** BEGIN Information provided **

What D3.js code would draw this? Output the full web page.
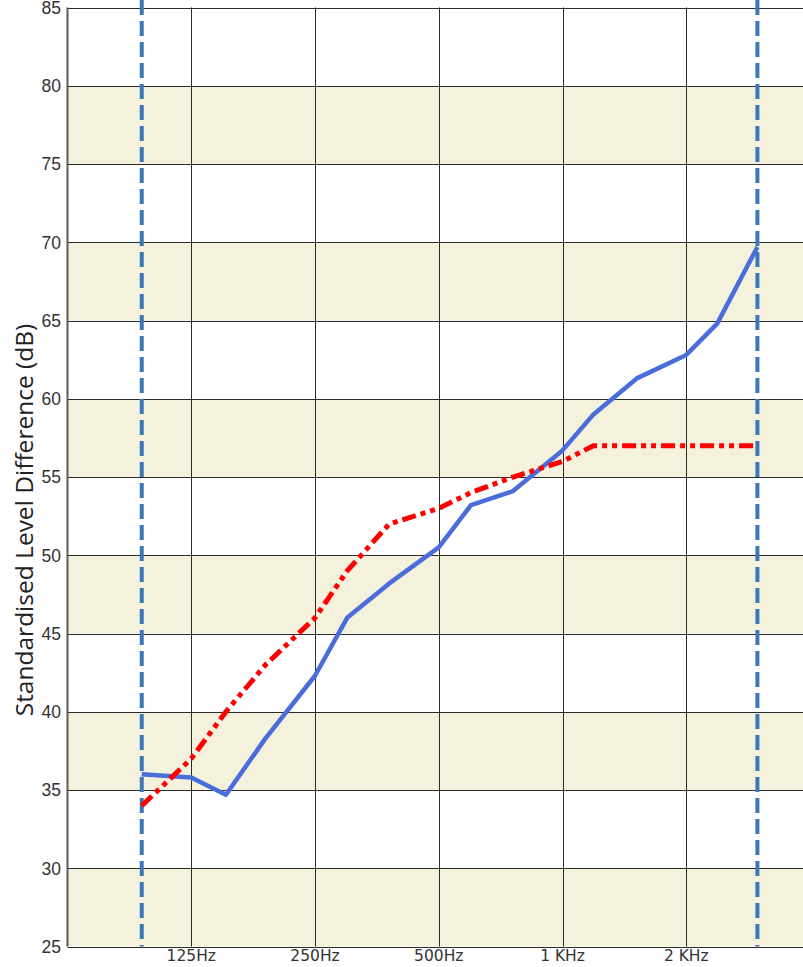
<!DOCTYPE html>
<html>
<head>
<meta charset="utf-8">
<script src="https://cdn.jsdelivr.net/npm/d3@7"></script>
<style>
  html, body { margin: 0; padding: 0; background: #fff; }
  svg { display: block; }
</style>
</head>
<body>
<svg id="chart" width="803" height="967"></svg>
<script>
// One-third octave band centre frequencies (Hz)
const bands = [100, 125, 160, 200, 250, 315, 400, 500, 630, 800, 1000, 1250, 1600, 2000, 2500, 3150];
// Measured standardised level difference DnT (dB)
const measured = [36.0, 35.8, 34.7, 38.3, 42.3, 46.0, 48.2, 50.5, 53.2, 54.1, 56.7, 59.0, 61.3, 62.8, 64.8, 69.7];
// Shifted reference curve (dB)
const reference = [34, 37, 40, 43, 46, 49, 52, 53, 54, 55, 56, 57, 57, 57, 57, 57];
// Octave knots of the frequency axis
const octaveKnots = [62.5, 125, 250, 500, 1000, 2000, 4000];
// Labelled frequency gridlines
const xTickValues = [125, 250, 500, 1000, 2000];
const xTickLabels = ["125Hz", "250Hz", "500Hz", "1 KHz", "2 KHz"];
// Level axis ticks
const yTickValues = [25, 30, 35, 40, 45, 50, 55, 60, 65, 70, 75, 80, 85];
// Evaluation range limits (Hz)
const rangeLimits = [100, 3150];

(function () {
const svg = d3.select("#chart");
const plotLeft = 67.5, plotTop = 7.5, plotBottom = 946.5;
const octave = 123.75;

// Frequency axis: linear within each octave, equal width per octave
const x = d3.scaleLinear()
  .domain(octaveKnots)
  .range(octaveKnots.map((_, i) => plotLeft + i * octave));
const y = d3.scaleLinear().domain([25, 85]).range([plotBottom, plotTop]);
const plotRight = x(4000);

// Alternating shaded bands
const shaded = yTickValues.slice(0, -1).filter((v, i) => i % 2 === 0);
svg.append("g").selectAll("rect").data(shaded).join("rect")
  .attr("x", plotLeft).attr("width", plotRight - plotLeft)
  .attr("y", d => y(d + 5)).attr("height", d => y(d) - y(d + 5))
  .attr("fill", "#f4f2dc");

// Horizontal gridlines
svg.append("g").selectAll("line").data(yTickValues).join("line")
  .attr("x1", plotLeft).attr("x2", plotRight)
  .attr("y1", d => Math.round(y(d)) + 0.5).attr("y2", d => Math.round(y(d)) + 0.5)
  .attr("stroke", "#2b2b2b").attr("stroke-width", 1);

// Vertical gridlines
svg.append("g").selectAll("line").data(xTickValues).join("line")
  .attr("x1", d => Math.round(x(d)) + 0.5).attr("x2", d => Math.round(x(d)) + 0.5)
  .attr("y1", plotTop).attr("y2", plotBottom)
  .attr("stroke", "#2b2b2b").attr("stroke-width", 1);

// Left axis line
svg.append("line")
  .attr("x1", plotLeft).attr("x2", plotLeft).attr("y1", plotTop).attr("y2", plotBottom)
  .attr("stroke", "#5a5a5a").attr("stroke-width", 2);

// Y tick labels
svg.append("g").selectAll("text").data(yTickValues).join("text")
  .attr("x", 61).attr("y", d => y(d))
  .attr("dy", "0.36em")
  .attr("text-anchor", "end")
  .attr("font-family", "Liberation Sans, Arial, sans-serif")
  .attr("font-size", 17.5)
  .attr("fill", "#333")
  .text(d => d);

// X tick labels
svg.append("g").selectAll("text").data(xTickValues).join("text")
  .attr("x", d => x(d)).attr("y", 961)
  .attr("text-anchor", "middle")
  .attr("font-family", "DejaVu Sans, Tahoma, sans-serif")
  .attr("font-size", 15.5)
  .attr("fill", "#333")
  .text((d, i) => xTickLabels[i]);

// Y axis title
svg.append("text")
  .attr("transform", "translate(33,520) rotate(-90)")
  .attr("text-anchor", "middle")
  .attr("font-family", "Open Sans, Liberation Sans, sans-serif")
  .attr("font-size", 24.5)
  .attr("fill", "#222")
  .text("Standardised Level Difference (dB)");

// Evaluation range limits
svg.append("g").selectAll("line").data(rangeLimits).join("line")
  .attr("x1", d => x(d)).attr("x2", d => x(d))
  .attr("y1", 0).attr("y2", plotBottom)
  .attr("stroke", "#3d78b6").attr("stroke-width", 4)
  .attr("stroke-dasharray", "15,6");

const line = d3.line().x(d => x(d[0])).y(d => y(d[1]));

// Measured curve
svg.append("path")
  .datum(bands.map((f, i) => [f, measured[i]]))
  .attr("d", line)
  .attr("fill", "none")
  .attr("stroke", "#4a6ddb").attr("stroke-width", 4.5)
  .attr("stroke-linejoin", "round");

// Reference curve
svg.append("path")
  .datum(bands.map((f, i) => [f, reference[i]]))
  .attr("d", line)
  .attr("fill", "none")
  .attr("stroke", "#ff0000").attr("stroke-width", 5)
  .attr("stroke-dasharray", "14,5,5,5,5,5");
})();
</script>
</body>
</html>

** END Information provided **

§ **Required work**:
Leave out the pictures and copy the rest of the material above exactly.

§ **Solution for this exercise**:
What D3.js code would draw this? Output the full web page.
<!DOCTYPE html>
<html>
<head>
<meta charset="utf-8">
<script src="https://cdn.jsdelivr.net/npm/d3@7"></script>
<style>
  html, body { margin: 0; padding: 0; background: #fff; }
  svg { display: block; }
</style>
</head>
<body>
<svg id="chart" width="803" height="967"></svg>
<script>
// One-third octave band centre frequencies (Hz)
const bands = [100, 125, 160, 200, 250, 315, 400, 500, 630, 800, 1000, 1250, 1600, 2000, 2500, 3150];
// Measured standardised level difference DnT (dB)
const measured = [36.0, 35.8, 34.7, 38.3, 42.3, 46.0, 48.2, 50.5, 53.2, 54.1, 56.7, 59.0, 61.3, 62.8, 64.8, 69.7];
// Shifted reference curve (dB)
const reference = [34, 37, 40, 43, 46, 49, 52, 53, 54, 55, 56, 57, 57, 57, 57, 57];
// Octave knots of the frequency axis
const octaveKnots = [62.5, 125, 250, 500, 1000, 2000, 4000];
// Labelled frequency gridlines
const xTickValues = [125, 250, 500, 1000, 2000];
const xTickLabels = ["125Hz", "250Hz", "500Hz", "1 KHz", "2 KHz"];
// Level axis ticks
const yTickValues = [25, 30, 35, 40, 45, 50, 55, 60, 65, 70, 75, 80, 85];
// Evaluation range limits (Hz)
const rangeLimits = [100, 3150];

(function () {
const svg = d3.select("#chart");
const plotLeft = 67.5, plotTop = 7.5, plotBottom = 946.5;
const octave = 123.75;

// Frequency axis: linear within each octave, equal width per octave
const x = d3.scaleLinear()
  .domain(octaveKnots)
  .range(octaveKnots.map((_, i) => plotLeft + i * octave));
const y = d3.scaleLinear().domain([25, 85]).range([plotBottom, plotTop]);
const plotRight = x(4000);

// Alternating shaded bands
const shaded = yTickValues.slice(0, -1).filter((v, i) => i % 2 === 0);
svg.append("g").selectAll("rect").data(shaded).join("rect")
  .attr("x", plotLeft).attr("width", plotRight - plotLeft)
  .attr("y", d => y(d + 5)).attr("height", d => y(d) - y(d + 5))
  .attr("fill", "#f4f2dc");

// Horizontal gridlines
svg.append("g").selectAll("line").data(yTickValues).join("line")
  .attr("x1", plotLeft).attr("x2", plotRight)
  .attr("y1", d => Math.round(y(d)) + 0.5).attr("y2", d => Math.round(y(d)) + 0.5)
  .attr("stroke", "#2b2b2b").attr("stroke-width", 1);

// Vertical gridlines
svg.append("g").selectAll("line").data(xTickValues).join("line")
  .attr("x1", d => Math.round(x(d)) + 0.5).attr("x2", d => Math.round(x(d)) + 0.5)
  .attr("y1", plotTop).attr("y2", plotBottom)
  .attr("stroke", "#2b2b2b").attr("stroke-width", 1);

// Left axis line
svg.append("line")
  .attr("x1", plotLeft).attr("x2", plotLeft).attr("y1", plotTop).attr("y2", plotBottom)
  .attr("stroke", "#5a5a5a").attr("stroke-width", 2);

// Y tick labels
svg.append("g").selectAll("text").data(yTickValues).join("text")
  .attr("x", 61).attr("y", d => y(d))
  .attr("dy", "0.36em")
  .attr("text-anchor", "end")
  .attr("font-family", "Liberation Sans, Arial, sans-serif")
  .attr("font-size", 17.5)
  .attr("fill", "#333")
  .text(d => d);

// X tick labels
svg.append("g").selectAll("text").data(xTickValues).join("text")
  .attr("x", d => x(d)).attr("y", 961)
  .attr("text-anchor", "middle")
  .attr("font-family", "DejaVu Sans, Tahoma, sans-serif")
  .attr("font-size", 15.5)
  .attr("fill", "#333")
  .text((d, i) => xTickLabels[i]);

// Y axis title
svg.append("text")
  .attr("transform", "translate(33,520) rotate(-90)")
  .attr("text-anchor", "middle")
  .attr("font-family", "Open Sans, Liberation Sans, sans-serif")
  .attr("font-size", 24.5)
  .attr("fill", "#222")
  .text("Standardised Level Difference (dB)");

// Evaluation range limits
svg.append("g").selectAll("line").data(rangeLimits).join("line")
  .attr("x1", d => x(d)).attr("x2", d => x(d))
  .attr("y1", 0).attr("y2", plotBottom)
  .attr("stroke", "#3d78b6").attr("stroke-width", 4)
  .attr("stroke-dasharray", "15,6");

const line = d3.line().x(d => x(d[0])).y(d => y(d[1]));

// Measured curve
svg.append("path")
  .datum(bands.map((f, i) => [f, measured[i]]))
  .attr("d", line)
  .attr("fill", "none")
  .attr("stroke", "#4a6ddb").attr("stroke-width", 4.5)
  .attr("stroke-linejoin", "round");

// Reference curve
svg.append("path")
  .datum(bands.map((f, i) => [f, reference[i]]))
  .attr("d", line)
  .attr("fill", "none")
  .attr("stroke", "#ff0000").attr("stroke-width", 5)
  .attr("stroke-dasharray", "14,5,5,5,5,5");
})();
</script>
</body>
</html>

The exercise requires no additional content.